WHAT IS NEEDED:
Could you repeat, exactly as they stand, the lines between the one with "Rebuild this chart" and the one with "0.23, 0.23, 0.23]", inclusive, minus the pictures?

EXTRACTED DATA:
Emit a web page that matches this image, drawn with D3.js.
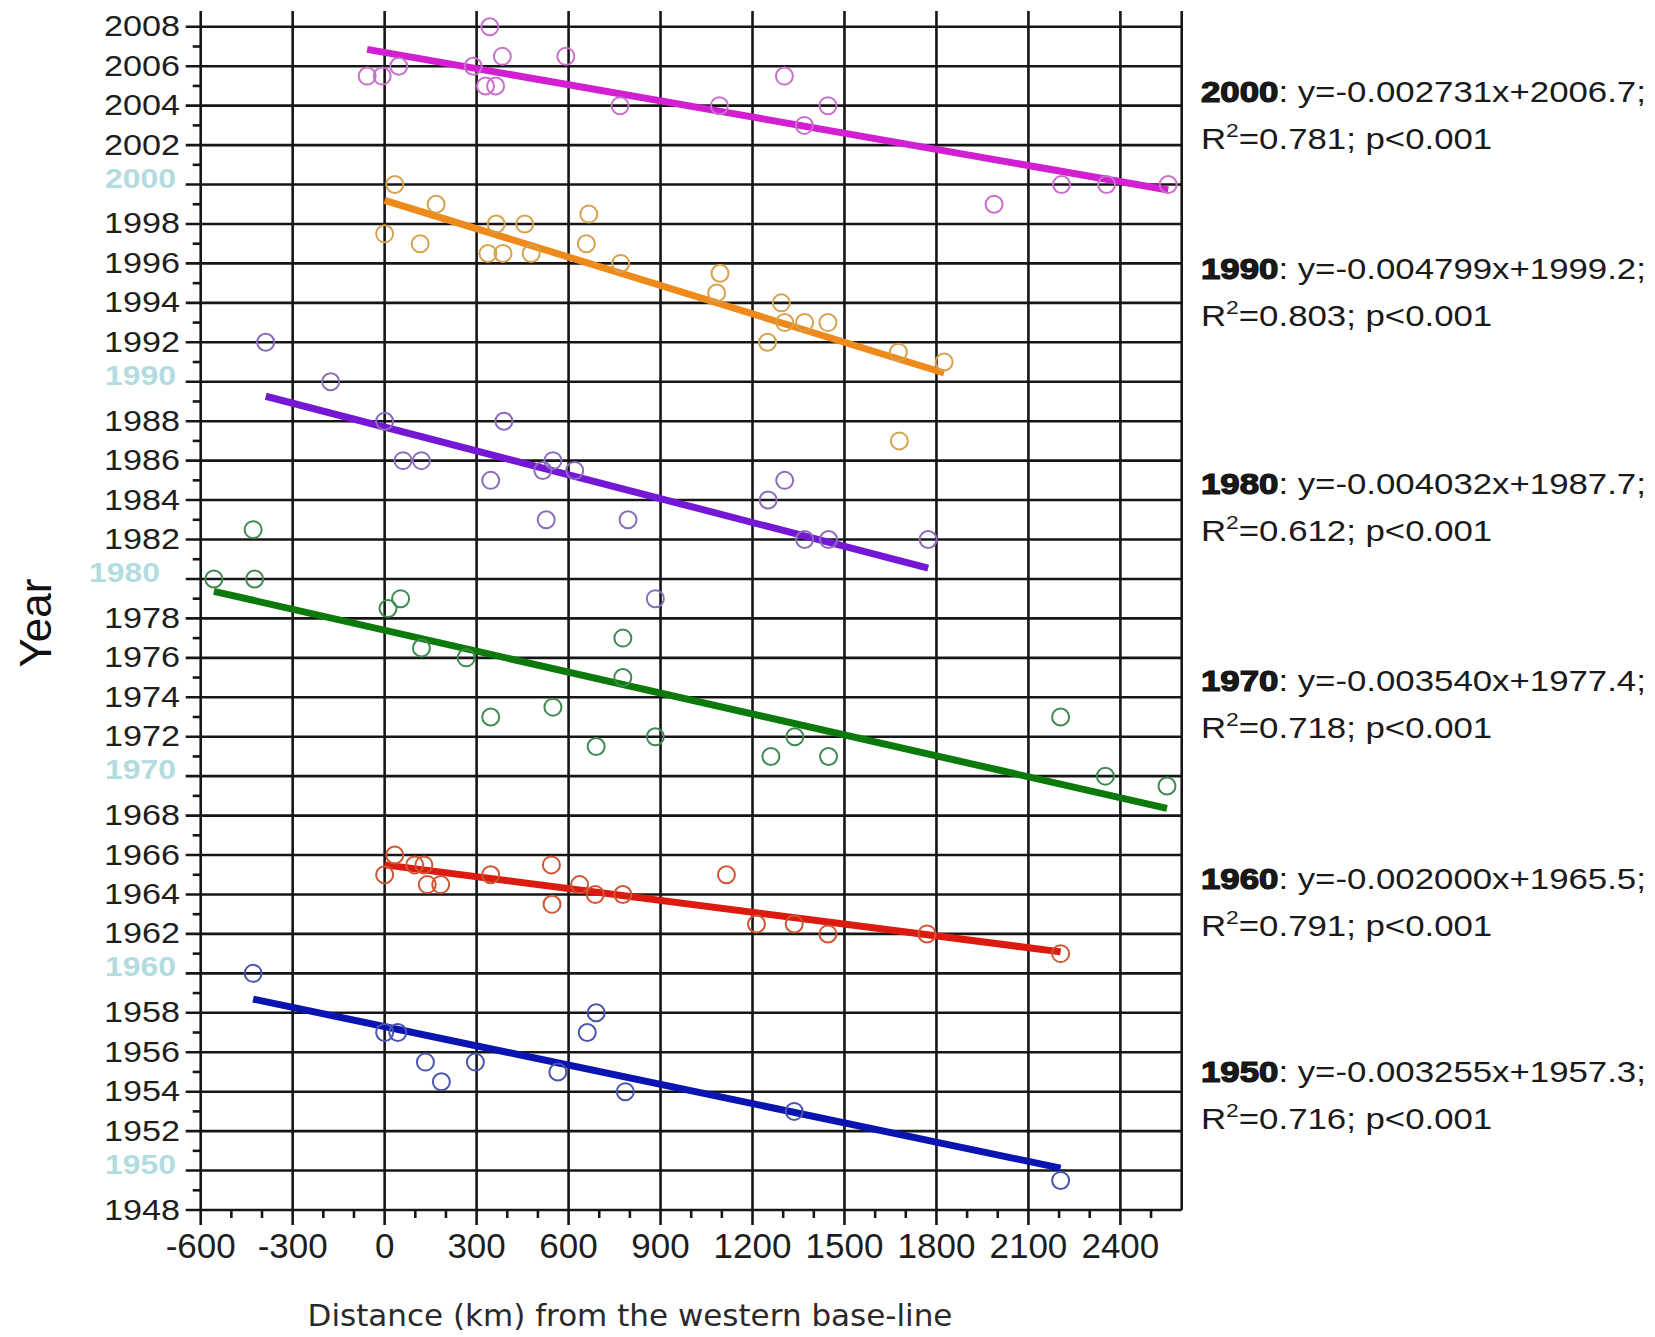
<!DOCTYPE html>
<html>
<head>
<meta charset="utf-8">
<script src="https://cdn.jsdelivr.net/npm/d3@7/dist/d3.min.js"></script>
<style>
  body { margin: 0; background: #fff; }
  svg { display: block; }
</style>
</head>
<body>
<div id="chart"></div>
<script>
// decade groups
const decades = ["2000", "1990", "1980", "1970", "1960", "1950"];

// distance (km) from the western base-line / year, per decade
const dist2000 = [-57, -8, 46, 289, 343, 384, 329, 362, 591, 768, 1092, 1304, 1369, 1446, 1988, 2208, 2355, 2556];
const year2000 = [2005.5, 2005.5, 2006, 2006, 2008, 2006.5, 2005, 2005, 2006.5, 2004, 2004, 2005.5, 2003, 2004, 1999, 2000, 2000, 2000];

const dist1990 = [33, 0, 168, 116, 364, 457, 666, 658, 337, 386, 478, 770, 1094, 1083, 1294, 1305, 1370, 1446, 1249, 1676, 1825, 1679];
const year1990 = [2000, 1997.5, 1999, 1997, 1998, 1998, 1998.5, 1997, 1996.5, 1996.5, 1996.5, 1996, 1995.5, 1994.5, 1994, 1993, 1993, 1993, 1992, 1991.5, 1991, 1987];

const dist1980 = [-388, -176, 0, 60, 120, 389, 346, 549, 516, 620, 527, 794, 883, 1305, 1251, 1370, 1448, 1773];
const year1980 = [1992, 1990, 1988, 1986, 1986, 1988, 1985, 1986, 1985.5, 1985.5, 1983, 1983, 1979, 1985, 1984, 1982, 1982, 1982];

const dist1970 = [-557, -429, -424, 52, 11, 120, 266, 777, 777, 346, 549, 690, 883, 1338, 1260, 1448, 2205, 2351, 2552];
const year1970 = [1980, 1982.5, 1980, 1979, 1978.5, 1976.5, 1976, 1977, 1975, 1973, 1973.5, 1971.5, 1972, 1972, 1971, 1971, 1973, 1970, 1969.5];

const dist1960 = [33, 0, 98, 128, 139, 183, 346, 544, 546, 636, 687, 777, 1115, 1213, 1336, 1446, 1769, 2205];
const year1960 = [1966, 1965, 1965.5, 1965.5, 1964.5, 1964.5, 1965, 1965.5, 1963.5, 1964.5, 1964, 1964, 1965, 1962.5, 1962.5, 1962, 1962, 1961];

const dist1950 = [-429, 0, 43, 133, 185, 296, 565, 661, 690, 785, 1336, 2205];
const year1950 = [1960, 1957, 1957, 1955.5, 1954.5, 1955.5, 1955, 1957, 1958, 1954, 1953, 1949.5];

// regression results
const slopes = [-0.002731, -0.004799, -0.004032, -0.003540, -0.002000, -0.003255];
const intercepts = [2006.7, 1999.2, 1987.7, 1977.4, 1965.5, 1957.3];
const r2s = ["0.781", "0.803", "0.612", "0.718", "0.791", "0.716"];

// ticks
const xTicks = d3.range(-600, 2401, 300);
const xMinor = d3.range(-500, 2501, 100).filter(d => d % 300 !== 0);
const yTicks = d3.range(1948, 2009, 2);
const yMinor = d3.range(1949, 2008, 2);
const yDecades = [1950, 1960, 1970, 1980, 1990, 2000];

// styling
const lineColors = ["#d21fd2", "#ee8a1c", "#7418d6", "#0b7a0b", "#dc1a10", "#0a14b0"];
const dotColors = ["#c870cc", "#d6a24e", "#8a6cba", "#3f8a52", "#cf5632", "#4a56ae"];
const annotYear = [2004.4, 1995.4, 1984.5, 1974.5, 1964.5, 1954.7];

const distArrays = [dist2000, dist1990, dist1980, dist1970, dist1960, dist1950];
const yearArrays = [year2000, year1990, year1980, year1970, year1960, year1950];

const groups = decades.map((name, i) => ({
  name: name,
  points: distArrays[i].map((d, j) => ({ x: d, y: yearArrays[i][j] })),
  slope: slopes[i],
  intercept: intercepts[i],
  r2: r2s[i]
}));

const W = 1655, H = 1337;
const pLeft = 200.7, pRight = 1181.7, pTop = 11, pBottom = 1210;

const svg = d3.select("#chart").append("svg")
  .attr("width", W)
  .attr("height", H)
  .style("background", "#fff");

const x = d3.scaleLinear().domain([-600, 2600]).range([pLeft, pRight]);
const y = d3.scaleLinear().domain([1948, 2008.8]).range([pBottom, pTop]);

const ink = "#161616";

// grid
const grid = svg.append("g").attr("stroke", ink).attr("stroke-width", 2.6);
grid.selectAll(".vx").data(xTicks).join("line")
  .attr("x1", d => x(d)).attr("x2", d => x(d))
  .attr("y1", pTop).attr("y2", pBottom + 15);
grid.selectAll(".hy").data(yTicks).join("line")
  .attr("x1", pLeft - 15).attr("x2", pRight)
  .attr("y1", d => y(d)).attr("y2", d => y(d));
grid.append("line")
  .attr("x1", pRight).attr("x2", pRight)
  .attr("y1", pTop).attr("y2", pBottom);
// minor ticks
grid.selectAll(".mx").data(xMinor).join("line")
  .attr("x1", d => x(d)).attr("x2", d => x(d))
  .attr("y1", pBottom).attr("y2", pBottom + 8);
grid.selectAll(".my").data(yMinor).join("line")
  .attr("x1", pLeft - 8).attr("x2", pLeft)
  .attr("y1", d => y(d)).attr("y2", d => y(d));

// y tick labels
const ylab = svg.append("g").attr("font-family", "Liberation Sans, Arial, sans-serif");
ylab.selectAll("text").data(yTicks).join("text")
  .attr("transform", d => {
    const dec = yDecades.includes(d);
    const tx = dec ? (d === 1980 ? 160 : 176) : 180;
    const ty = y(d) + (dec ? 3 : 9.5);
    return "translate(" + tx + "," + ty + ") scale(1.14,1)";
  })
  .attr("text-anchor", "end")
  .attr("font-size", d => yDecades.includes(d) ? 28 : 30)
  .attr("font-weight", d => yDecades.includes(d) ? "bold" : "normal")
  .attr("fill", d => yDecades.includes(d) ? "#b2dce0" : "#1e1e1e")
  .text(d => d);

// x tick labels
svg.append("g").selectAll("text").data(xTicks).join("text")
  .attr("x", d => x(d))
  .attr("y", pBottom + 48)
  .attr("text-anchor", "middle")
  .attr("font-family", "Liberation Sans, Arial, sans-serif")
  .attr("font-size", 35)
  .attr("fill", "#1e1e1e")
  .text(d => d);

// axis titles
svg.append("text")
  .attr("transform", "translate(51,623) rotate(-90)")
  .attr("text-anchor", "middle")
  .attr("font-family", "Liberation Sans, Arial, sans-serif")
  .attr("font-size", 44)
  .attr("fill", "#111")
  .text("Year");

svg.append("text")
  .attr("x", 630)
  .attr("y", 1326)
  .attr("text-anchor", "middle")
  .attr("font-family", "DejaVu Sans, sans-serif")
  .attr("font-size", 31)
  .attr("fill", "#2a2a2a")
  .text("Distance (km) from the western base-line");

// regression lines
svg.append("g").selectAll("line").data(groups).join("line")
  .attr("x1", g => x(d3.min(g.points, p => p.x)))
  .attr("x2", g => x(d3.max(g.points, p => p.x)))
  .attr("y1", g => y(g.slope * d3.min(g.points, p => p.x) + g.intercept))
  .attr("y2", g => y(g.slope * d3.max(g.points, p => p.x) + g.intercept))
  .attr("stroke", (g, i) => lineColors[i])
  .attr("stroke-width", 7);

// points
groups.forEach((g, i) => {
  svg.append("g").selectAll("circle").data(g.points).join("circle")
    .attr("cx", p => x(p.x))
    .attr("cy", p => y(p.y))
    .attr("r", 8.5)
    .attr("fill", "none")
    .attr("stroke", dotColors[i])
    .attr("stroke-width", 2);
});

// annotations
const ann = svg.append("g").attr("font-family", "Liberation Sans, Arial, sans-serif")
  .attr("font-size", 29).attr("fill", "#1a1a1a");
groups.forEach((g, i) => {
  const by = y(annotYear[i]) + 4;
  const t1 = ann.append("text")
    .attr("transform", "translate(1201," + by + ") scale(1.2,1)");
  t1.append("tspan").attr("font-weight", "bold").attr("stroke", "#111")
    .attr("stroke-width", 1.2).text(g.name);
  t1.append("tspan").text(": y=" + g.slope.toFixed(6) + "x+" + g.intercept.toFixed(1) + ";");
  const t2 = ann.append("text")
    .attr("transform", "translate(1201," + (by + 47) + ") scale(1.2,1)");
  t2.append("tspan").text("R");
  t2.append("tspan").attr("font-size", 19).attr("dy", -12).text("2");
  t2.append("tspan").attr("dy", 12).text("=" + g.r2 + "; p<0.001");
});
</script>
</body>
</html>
==
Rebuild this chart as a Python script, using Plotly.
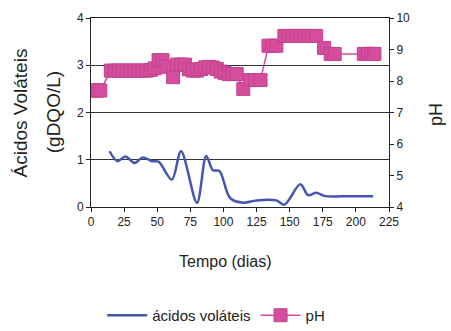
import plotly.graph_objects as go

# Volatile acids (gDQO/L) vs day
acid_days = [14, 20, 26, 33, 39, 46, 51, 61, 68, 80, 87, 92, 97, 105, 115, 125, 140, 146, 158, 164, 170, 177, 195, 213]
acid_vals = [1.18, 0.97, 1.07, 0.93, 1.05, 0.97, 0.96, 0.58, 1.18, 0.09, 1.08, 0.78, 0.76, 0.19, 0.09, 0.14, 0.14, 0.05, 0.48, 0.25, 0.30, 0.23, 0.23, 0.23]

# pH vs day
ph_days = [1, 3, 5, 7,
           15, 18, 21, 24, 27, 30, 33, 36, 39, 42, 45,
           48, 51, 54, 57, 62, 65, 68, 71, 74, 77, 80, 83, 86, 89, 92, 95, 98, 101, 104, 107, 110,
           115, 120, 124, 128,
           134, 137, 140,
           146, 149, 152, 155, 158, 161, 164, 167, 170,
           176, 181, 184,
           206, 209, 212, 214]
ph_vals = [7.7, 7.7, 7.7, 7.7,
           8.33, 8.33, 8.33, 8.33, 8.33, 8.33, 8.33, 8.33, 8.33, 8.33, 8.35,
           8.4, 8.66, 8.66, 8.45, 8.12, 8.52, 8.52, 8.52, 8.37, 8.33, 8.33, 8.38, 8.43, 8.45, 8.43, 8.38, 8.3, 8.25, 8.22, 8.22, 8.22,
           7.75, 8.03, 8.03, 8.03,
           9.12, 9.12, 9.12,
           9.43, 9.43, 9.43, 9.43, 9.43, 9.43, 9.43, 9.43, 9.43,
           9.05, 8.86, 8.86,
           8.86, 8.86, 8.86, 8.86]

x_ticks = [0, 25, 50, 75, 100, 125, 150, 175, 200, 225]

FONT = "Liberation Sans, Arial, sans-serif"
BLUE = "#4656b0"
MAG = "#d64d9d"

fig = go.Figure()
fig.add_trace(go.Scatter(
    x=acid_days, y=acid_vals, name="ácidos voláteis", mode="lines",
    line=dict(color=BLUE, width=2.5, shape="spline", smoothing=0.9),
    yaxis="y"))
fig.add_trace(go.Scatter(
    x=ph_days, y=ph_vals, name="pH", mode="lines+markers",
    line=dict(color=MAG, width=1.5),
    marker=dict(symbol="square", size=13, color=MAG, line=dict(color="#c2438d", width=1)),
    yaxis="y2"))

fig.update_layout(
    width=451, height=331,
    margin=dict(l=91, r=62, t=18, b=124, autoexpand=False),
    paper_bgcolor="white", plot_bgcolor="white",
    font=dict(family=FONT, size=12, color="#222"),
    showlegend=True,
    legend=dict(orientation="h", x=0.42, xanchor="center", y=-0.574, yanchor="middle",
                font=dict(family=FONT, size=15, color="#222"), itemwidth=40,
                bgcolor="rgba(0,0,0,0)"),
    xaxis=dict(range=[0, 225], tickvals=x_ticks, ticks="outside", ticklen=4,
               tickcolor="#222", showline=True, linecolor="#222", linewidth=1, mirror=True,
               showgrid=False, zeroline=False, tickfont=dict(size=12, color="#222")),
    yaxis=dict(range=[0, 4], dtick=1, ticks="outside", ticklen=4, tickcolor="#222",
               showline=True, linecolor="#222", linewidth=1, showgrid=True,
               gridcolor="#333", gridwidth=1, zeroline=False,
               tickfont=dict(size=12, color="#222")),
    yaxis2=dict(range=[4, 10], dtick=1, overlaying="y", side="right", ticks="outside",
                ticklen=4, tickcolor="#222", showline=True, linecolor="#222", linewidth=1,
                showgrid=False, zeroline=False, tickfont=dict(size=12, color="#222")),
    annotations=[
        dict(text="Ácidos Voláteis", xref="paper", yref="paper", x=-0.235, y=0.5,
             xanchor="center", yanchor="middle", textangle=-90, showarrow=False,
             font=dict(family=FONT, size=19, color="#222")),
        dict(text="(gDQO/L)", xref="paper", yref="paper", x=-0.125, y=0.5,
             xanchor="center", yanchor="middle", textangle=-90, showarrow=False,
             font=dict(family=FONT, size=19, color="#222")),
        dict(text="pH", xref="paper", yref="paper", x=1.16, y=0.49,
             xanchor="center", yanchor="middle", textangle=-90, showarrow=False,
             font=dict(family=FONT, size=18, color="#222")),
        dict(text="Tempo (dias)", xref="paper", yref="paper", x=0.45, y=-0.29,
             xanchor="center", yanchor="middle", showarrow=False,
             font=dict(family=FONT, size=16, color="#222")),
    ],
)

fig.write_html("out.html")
---
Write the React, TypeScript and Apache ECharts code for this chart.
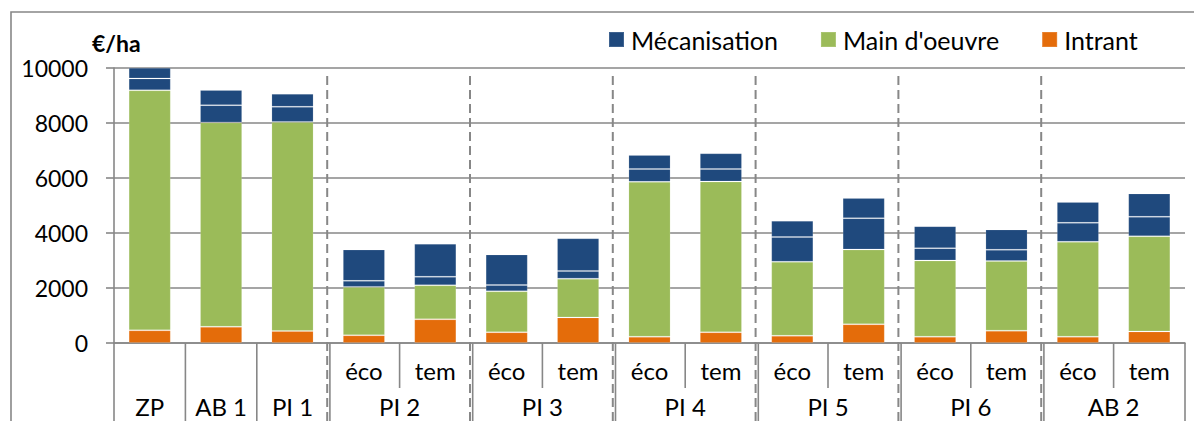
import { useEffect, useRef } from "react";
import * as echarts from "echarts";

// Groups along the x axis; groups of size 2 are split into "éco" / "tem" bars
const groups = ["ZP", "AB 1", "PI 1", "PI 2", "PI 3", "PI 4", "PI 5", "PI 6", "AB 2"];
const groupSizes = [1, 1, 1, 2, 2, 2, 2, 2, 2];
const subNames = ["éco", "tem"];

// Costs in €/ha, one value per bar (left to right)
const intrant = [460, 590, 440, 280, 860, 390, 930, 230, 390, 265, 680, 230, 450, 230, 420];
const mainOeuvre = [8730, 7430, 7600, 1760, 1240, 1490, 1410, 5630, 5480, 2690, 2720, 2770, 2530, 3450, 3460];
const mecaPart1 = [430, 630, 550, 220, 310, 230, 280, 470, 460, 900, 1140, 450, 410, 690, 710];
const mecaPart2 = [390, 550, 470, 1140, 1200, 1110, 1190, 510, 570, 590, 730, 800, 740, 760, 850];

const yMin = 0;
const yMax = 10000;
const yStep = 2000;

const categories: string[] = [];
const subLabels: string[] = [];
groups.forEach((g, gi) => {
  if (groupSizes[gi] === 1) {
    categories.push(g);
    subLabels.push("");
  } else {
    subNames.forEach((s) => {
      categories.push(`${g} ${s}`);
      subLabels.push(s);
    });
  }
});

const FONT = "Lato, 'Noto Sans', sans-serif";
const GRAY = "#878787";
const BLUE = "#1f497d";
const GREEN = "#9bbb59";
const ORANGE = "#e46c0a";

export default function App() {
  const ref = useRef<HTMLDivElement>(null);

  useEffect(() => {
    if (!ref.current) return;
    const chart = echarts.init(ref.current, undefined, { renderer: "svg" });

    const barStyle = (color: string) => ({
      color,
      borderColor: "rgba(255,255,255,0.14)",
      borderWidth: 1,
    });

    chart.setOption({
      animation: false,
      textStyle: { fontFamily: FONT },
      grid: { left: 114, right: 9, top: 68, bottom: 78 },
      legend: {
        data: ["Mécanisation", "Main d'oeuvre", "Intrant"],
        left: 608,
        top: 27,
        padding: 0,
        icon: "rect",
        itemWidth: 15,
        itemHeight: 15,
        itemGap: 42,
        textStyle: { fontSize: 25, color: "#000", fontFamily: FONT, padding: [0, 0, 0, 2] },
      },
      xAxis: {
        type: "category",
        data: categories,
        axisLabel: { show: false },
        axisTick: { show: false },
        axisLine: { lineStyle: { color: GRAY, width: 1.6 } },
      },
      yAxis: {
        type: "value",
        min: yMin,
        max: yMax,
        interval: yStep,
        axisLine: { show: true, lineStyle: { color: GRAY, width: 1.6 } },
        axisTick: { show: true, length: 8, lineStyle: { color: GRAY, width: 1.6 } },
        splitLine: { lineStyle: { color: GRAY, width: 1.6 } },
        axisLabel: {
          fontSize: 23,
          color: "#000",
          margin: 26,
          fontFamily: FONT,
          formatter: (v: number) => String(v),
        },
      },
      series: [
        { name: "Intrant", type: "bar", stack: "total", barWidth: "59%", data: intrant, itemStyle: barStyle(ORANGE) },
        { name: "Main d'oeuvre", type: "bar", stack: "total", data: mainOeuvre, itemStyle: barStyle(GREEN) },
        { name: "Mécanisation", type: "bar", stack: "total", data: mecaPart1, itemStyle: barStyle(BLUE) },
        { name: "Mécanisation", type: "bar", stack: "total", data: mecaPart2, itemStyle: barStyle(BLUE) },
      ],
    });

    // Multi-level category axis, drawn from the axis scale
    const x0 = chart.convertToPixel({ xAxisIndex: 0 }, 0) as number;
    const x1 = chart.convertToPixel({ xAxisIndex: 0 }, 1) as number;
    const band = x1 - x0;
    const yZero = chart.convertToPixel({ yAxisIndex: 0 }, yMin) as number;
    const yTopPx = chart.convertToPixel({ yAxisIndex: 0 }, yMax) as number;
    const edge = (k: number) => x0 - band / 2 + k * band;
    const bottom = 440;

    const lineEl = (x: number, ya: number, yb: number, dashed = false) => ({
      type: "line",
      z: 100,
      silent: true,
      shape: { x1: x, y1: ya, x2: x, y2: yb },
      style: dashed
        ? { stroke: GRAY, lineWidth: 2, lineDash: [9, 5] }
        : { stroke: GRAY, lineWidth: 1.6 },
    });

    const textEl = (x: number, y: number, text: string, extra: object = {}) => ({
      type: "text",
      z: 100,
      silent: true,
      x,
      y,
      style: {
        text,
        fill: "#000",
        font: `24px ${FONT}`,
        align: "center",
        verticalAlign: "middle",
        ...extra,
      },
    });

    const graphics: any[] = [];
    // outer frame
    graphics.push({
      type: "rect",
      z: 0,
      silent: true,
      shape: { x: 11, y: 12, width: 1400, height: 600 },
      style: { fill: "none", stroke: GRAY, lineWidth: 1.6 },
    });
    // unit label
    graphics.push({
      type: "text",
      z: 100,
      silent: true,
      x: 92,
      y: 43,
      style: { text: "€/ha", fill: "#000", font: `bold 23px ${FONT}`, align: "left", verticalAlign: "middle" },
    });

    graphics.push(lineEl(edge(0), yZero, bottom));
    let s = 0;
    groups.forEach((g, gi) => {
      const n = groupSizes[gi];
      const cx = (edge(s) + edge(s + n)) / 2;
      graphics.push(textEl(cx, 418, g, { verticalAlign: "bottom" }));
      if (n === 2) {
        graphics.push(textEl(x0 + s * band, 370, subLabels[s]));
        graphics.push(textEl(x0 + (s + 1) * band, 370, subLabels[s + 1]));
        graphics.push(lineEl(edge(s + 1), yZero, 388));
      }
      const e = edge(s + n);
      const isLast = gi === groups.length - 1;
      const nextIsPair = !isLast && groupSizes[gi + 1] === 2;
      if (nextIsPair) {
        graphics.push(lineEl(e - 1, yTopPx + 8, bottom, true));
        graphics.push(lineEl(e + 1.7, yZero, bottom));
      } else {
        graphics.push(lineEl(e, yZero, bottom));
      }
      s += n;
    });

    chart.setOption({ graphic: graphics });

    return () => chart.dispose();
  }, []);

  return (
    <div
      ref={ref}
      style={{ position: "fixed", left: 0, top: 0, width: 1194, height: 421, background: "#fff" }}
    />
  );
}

RESULT FOR THIS TASK:
Rebuild this chart as a Python script, using Plotly.
import plotly.graph_objects as go

# Volatile acids (gDQO/L) vs day
acid_days = [14, 20, 26, 33, 39, 46, 51, 61, 68, 80, 87, 92, 97, 105, 115, 125, 140, 146, 158, 164, 170, 177, 195, 213]
acid_vals = [1.18, 0.97, 1.07, 0.93, 1.05, 0.97, 0.96, 0.58, 1.18, 0.09, 1.08, 0.78, 0.76, 0.19, 0.09, 0.14, 0.14, 0.05, 0.48, 0.25, 0.30, 0.23, 0.23, 0.23]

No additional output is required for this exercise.